Paul. — Qui, mon enfant ? La grande moissonneuse, la mort, qui met un invincible obstacle à l’encombrement et maintient toutes choses dans de justes limites. La vie se nourrit de la vie : chacun tour à tour est mangeur et mangé. Le zabre doit manger, rien de plus juste, et la jeune tige de blé périt sous les crocs de ses mandibules : la fauvette doit manger, et le zabre est croqué ; la couleuvre doit manger, et la fauvette expire sous les plis du reptile ; l’autour doit manger, et la couleuvre est déchirée par les serres de l’oiseau de proie ; d’autres encore doivent manger qui feront pâture de l’autour et serviront eux-mêmes de pâture jusqu’à ce que se ferme, pour recommencer encore, le cercle fatal de dévorants et de dévorés, où la plante est toujours la première victime. C’est vous dire que chaque espèce a ses ennemis, à nous connus ou inconnus ; le zabre a les siens, je n’en fais aucun doute, il a ses mangeurs qui l’empêchent d’atteindre en nombre des proportions calamiteuses. Or, vous comprenez bien que la prospérité du mangeur dépend de l’abondance du mangé ; des vivres copieux appellent de nombreux convives. Si donc une année les zabres pullulent, les espèces chargées de les maintenir dans des limites convenables se multiplient pareillement parce que la nourriture abonde, et finissent par exterminer les premiers, sauf quelques rares couples échappés par hasard. Qu’il en survive un sur cent mille, et cela suffit pour perpétuer la race. De quelques années on n’entend plus parler des zabres ; on dirait l’espèce anéantie.
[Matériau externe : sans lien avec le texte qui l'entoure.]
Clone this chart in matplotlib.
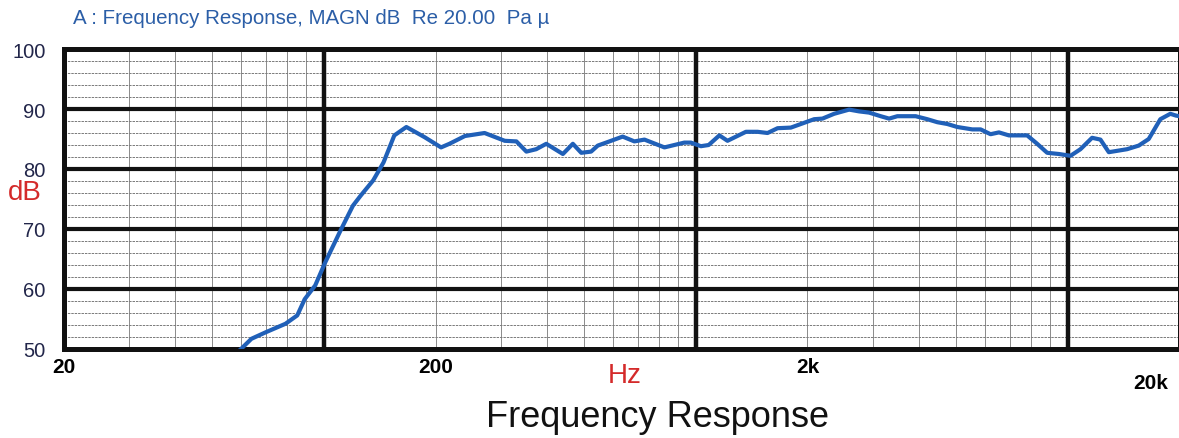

Émile. — Mais les mangeurs restent.

Paul. — Pas du tout : d’autres les croquent ou ils périssent de faim parce que les vivres manquent, de sorte qu’après avoir rempli leur mission, ils disparaissent à leur tour, et les choses rentrent dans l’ordre.

Jules. — Les zabres non inquiétés vont donc peu à peu s’accroître en nombre et reparaître aussi multipliés que jamais.

Paul. — C’est évident, mais alors l’abondance des vivres favorise la multiplication des mangeurs, et la lutte recommence. Ce que je vous dis des zabres s’applique à tous les insectes. Une année, sans motifs apparents, telle et telle autre espèce abondent au point d’effrayer l’agriculture. Les années d’après, il n’y a plus rien, les ravageurs ont disparu : la providentielle balance entre dévorants et dévorés a nettoyé les champs.

Ce n’est pas un motif pour se croiser les bras et laisser faire ; il nous faut au contraire vaillamment prendre part à la lutte et seconder les efforts des ennemis de nos ennemis. Aide-toi, le Ciel t’aidera. Quand une terre est infectée par les zabres, il convient de la remuer profondément aux premières gelées pour mettre les larves à découvert et les livrer ainsi au bec des oiseaux, notamment des corneilles, pour lesquelles c’est un mets friand. Il convient aussi d’y passer, la nuit, un rouleau pesant pour écraser les larves sorties de leurs retraites.